→ **WHAT THE TASK REQUIRES**
Collect all lines from the listing that include the string "this".

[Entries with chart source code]
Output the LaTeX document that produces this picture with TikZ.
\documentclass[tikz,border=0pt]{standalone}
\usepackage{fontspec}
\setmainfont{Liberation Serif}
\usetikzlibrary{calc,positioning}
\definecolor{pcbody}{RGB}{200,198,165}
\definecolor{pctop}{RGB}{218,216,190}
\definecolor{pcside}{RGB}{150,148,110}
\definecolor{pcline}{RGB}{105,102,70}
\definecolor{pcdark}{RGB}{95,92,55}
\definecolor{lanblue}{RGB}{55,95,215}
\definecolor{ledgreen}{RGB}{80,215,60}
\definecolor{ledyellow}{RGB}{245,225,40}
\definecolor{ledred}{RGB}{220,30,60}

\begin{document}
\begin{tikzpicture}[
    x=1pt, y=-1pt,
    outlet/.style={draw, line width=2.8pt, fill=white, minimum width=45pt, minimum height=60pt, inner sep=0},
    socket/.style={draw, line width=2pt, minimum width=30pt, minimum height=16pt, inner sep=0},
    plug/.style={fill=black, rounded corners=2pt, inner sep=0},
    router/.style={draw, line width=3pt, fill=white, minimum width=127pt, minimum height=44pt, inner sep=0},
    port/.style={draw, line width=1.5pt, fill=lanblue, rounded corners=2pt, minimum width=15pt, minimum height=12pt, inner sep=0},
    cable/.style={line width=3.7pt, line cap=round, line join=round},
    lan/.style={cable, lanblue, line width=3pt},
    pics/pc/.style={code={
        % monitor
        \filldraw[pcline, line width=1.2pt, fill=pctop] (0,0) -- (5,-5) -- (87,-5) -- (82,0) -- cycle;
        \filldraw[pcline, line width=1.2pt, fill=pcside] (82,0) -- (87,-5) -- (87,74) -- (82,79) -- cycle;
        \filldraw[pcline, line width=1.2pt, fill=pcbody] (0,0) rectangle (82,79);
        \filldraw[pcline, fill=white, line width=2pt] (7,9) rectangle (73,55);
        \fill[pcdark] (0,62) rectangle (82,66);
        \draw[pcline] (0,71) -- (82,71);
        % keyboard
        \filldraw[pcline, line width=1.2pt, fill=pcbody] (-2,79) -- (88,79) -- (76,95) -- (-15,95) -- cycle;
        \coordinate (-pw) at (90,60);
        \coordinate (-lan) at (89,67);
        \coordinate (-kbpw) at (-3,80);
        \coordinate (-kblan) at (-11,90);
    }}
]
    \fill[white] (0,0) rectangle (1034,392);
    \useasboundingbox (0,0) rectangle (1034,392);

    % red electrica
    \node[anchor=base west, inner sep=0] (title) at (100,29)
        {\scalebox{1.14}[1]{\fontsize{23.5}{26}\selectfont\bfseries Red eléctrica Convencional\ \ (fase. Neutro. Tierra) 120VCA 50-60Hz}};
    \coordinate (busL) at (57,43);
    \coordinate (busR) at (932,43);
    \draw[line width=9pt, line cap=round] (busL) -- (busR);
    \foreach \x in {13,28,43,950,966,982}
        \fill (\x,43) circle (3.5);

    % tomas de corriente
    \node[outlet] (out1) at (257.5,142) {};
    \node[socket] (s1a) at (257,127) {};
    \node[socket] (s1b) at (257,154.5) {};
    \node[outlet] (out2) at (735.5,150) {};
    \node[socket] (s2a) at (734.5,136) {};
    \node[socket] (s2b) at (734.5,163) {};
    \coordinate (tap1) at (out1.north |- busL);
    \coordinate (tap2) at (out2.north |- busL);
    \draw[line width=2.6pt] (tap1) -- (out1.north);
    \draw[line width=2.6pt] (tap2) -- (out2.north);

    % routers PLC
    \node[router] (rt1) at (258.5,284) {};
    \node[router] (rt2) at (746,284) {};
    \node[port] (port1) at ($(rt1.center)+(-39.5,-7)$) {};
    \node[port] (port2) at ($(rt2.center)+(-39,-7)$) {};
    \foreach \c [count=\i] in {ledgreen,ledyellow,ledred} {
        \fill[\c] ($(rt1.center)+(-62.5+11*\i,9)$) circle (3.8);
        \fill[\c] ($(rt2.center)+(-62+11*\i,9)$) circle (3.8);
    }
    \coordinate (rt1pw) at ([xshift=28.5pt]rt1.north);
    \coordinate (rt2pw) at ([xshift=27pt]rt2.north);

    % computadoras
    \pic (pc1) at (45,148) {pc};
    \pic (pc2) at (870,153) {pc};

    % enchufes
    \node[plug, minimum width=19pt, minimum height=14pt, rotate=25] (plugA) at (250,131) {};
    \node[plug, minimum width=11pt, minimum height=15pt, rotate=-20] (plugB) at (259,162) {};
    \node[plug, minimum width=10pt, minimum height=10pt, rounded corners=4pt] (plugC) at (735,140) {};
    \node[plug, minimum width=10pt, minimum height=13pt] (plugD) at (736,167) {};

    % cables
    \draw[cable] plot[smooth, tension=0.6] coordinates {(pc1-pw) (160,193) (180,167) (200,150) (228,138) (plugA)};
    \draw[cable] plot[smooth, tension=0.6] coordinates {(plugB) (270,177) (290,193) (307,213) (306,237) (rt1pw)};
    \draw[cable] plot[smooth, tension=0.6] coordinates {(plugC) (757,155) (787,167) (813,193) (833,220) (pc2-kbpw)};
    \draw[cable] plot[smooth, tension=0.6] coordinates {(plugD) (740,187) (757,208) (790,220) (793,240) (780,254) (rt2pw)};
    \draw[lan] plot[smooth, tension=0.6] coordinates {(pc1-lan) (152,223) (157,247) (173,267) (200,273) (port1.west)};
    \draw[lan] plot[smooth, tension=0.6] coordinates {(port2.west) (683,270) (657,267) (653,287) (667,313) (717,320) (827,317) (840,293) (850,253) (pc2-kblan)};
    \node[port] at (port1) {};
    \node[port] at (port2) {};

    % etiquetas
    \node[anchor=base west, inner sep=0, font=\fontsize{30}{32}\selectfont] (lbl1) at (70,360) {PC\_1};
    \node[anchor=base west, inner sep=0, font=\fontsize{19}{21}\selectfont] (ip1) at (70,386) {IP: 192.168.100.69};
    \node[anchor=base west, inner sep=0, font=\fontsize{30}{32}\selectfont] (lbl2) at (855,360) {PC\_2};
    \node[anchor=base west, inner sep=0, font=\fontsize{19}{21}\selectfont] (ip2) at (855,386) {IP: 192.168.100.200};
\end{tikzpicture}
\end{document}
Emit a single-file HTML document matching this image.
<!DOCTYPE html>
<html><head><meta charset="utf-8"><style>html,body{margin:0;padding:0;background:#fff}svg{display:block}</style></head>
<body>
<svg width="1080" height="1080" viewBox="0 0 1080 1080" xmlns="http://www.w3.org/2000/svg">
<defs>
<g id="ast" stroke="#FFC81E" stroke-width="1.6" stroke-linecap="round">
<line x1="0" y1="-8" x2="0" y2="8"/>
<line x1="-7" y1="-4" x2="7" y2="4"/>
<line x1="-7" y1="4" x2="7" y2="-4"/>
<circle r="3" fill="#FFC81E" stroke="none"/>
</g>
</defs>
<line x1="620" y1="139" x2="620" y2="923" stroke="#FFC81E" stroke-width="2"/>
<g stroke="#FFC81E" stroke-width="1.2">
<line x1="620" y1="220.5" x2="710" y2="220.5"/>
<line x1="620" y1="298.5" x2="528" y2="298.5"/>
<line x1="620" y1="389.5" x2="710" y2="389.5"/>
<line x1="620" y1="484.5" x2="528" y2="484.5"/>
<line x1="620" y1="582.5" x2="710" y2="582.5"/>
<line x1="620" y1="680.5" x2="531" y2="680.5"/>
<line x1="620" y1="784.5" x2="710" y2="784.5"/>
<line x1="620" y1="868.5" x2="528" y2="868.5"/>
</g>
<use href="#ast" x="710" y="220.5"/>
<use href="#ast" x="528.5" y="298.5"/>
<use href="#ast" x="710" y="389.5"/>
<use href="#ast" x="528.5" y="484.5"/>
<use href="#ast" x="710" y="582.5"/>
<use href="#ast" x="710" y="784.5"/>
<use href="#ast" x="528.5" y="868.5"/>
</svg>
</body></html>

→ **EXERCISE OUTPUT**
Output the LaTeX document that produces this picture with TikZ.
Emit a single-file HTML document matching this image.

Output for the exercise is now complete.